North and South Korea agreed Wednesday to hold the family reunions from Feb. 20 to Feb. 25.

But Thursday, North Korea warned that it could scrap the agreement unless South Korea canceled joint annual military exercises that it planned to start with the United States the last week of this month.


Accord reached on Homs

GENEVA -- The United Nations confirmed Thursday that Syria's warring sides have agreed to a temporary halt in fighting in the city of Homs so that civilians can leave and a convoy of life-saving supplies can be delivered to the besieged old city district.

When the pause in fighting will take place was uncertain, but officials said it might come as soon as today -- a step that U.N. officials said would improve the atmosphere ahead of a second round of peace talks that are set to begin Monday.

Meanwhile a suicide bomber blew himself up at the gates of a Syrian prison Thursday and rebels stormed in behind him, freeing hundreds of inmates.


Turkey approves new Internet restrictions

ANKARA, Turkey -- New Internet restrictions approved by parliament are raising concerns the government is trying to control the flow of information amid a corruption scandal, and a senior European official on Thursday called the measures "a step back" for media freedom.
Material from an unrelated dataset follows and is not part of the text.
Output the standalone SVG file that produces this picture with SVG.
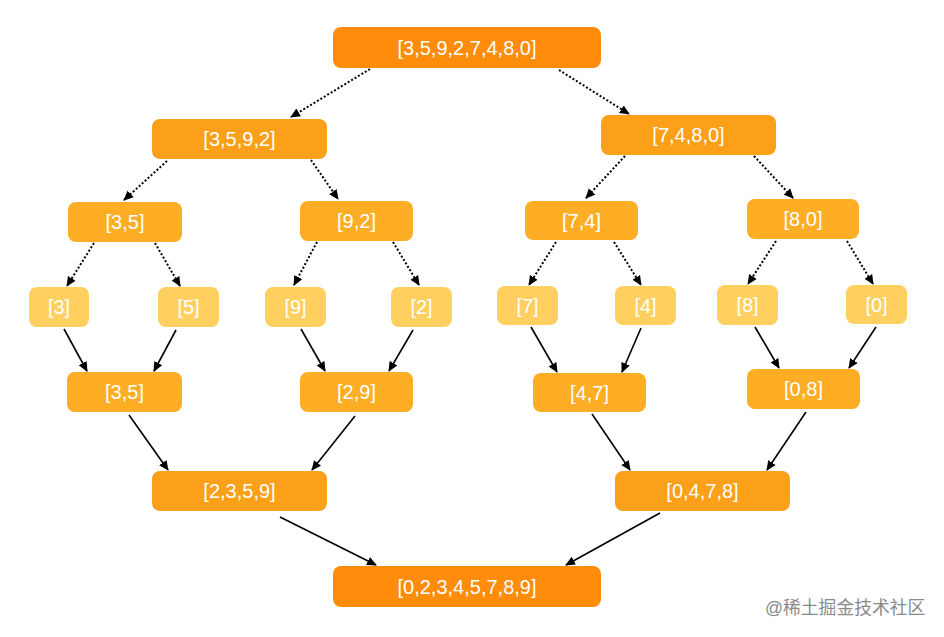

Under the legislation approved Wednesday, the country's telecommunications authority would be allowed to block websites or remove content that is deemed to be in violation of privacy without seeking court approval.

Ultra-Orthodox Jewish men protested across Israel

JERUSALEM -- Thousands of ultra-Orthodox Jewish men protested across Israel on Thursday against the government's plans to draft them into the military.

Carrying signs and chanting slogans pledging to resist enlistment, the demonstrators shut down major traffic arteries, set fire to garbage dumpsters and even a police vehicle, as police attempted to contain them with water cannons and mounted troops.

U.S. envoy to China

WASHINGTON -- The Senate easily confirmed longtime Sen. Max Baucus on Thursday to become ambassador to China, handing the job to a lawmaker well-versed in U.S. trade policy.

Senators gave final approval to the nomination of the moderate Mr. Baucus, D-Mont., by 96-0.